WRITTEN REQUEST »
Set the listing down unchanged, minus every embedded image.

SOURCE DATA »
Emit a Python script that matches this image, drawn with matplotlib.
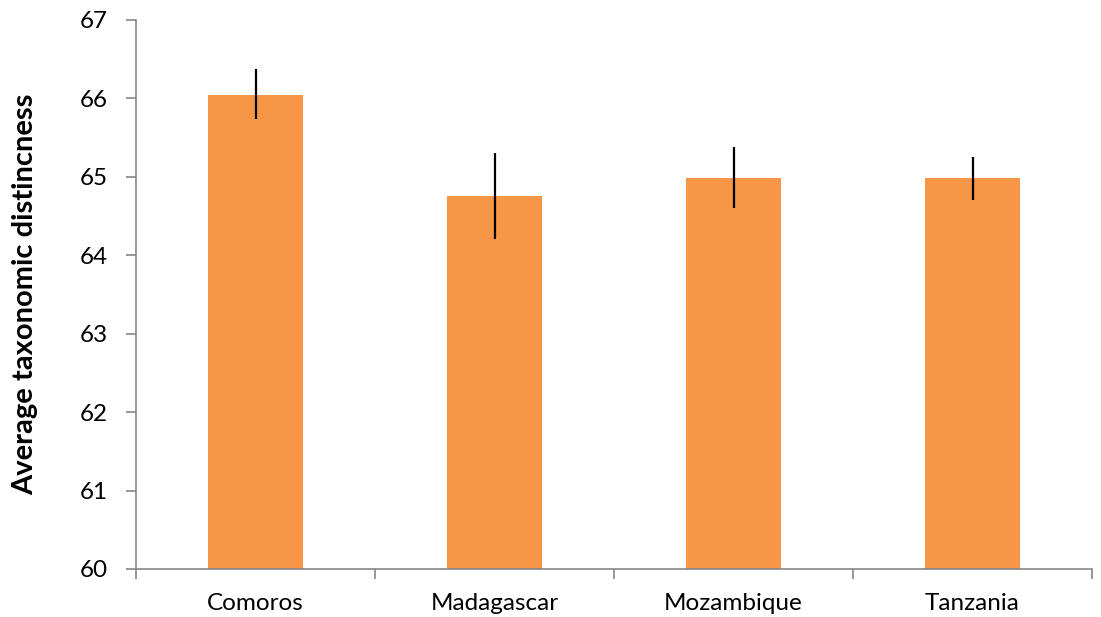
import numpy as np
import matplotlib.pyplot as plt

regions = ["Comoros", "Madagascar", "Mozambique", "Tanzania"]
avg_td = [66.05, 64.76, 64.99, 64.98]
err_lo = [0.31, 0.55, 0.39, 0.28]
err_hi = [0.32, 0.54, 0.39, 0.27]

plt.rcParams['font.family'] = ['Lato', 'DejaVu Sans']

fig = plt.figure(figsize=(11.01, 6.17), dpi=100)
ax = fig.add_axes([136/1101, 1 - 569/617, (1092 - 136)/1101, (569 - 20)/617])

x = np.arange(len(regions))
ax.bar(x, avg_td, width=0.4, color='#F79646', bottom=0)
ax.errorbar(x, avg_td, yerr=[err_lo, err_hi], fmt='none', ecolor='black',
            elinewidth=1.6, capsize=0)

ax.set_xlim(-0.5, len(regions) - 0.5)
ax.set_ylim(60, 67)
ax.set_yticks(range(60, 68))
ax.set_xticks(x)
ax.set_xticklabels(regions)
ax.set_xticks(np.arange(-0.5, len(regions)), minor=True)
ax.tick_params(axis='x', which='major', length=0, pad=17, labelsize=17.5)
ax.tick_params(axis='x', which='minor', length=7, width=1.2, color='#868686', direction='out')
ax.tick_params(axis='y', length=7, width=1.2, color='#868686', pad=13, labelsize=17.5)

for side in ['top', 'right']:
    ax.spines[side].set_visible(False)
for side in ['left', 'bottom']:
    ax.spines[side].set_color('#868686')
    ax.spines[side].set_linewidth(1.2)

ax.set_ylabel("Average taxonomic distincness", fontsize=21, fontweight='bold', labelpad=30)

fig.savefig("out.png", dpi=100)
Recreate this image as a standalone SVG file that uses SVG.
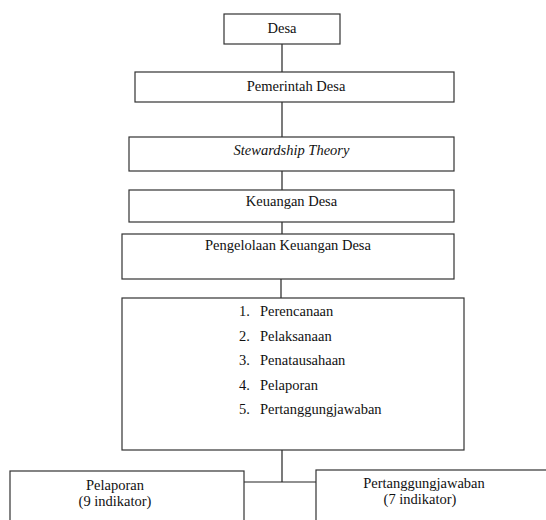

RESULT FOR THIS EXERCISE »
Emit a Python script that matches this image, drawn with matplotlib.
import numpy as np
import matplotlib.pyplot as plt

regions = ["Comoros", "Madagascar", "Mozambique", "Tanzania"]
avg_td = [66.05, 64.76, 64.99, 64.98]
err_lo = [0.31, 0.55, 0.39, 0.28]
err_hi = [0.32, 0.54, 0.39, 0.27]

plt.rcParams['font.family'] = ['Lato', 'DejaVu Sans']

fig = plt.figure(figsize=(11.01, 6.17), dpi=100)
ax = fig.add_axes([136/1101, 1 - 569/617, (1092 - 136)/1101, (569 - 20)/617])

x = np.arange(len(regions))
ax.bar(x, avg_td, width=0.4, color='#F79646', bottom=0)
ax.errorbar(x, avg_td, yerr=[err_lo, err_hi], fmt='none', ecolor='black',
            elinewidth=1.6, capsize=0)

ax.set_xlim(-0.5, len(regions) - 0.5)
ax.set_ylim(60, 67)
ax.set_yticks(range(60, 68))
ax.set_xticks(x)
ax.set_xticklabels(regions)
ax.set_xticks(np.arange(-0.5, len(regions)), minor=True)
ax.tick_params(axis='x', which='major', length=0, pad=17, labelsize=17.5)
ax.tick_params(axis='x', which='minor', length=7, width=1.2, color='#868686', direction='out')
ax.tick_params(axis='y', length=7, width=1.2, color='#868686', pad=13, labelsize=17.5)

for side in ['top', 'right']:
    ax.spines[side].set_visible(False)
for side in ['left', 'bottom']:
    ax.spines[side].set_color('#868686')
    ax.spines[side].set_linewidth(1.2)

ax.set_ylabel("Average taxonomic distincness", fontsize=21, fontweight='bold', labelpad=30)

fig.savefig("out.png", dpi=100)
Recreate this image as a standalone SVG file that uses SVG.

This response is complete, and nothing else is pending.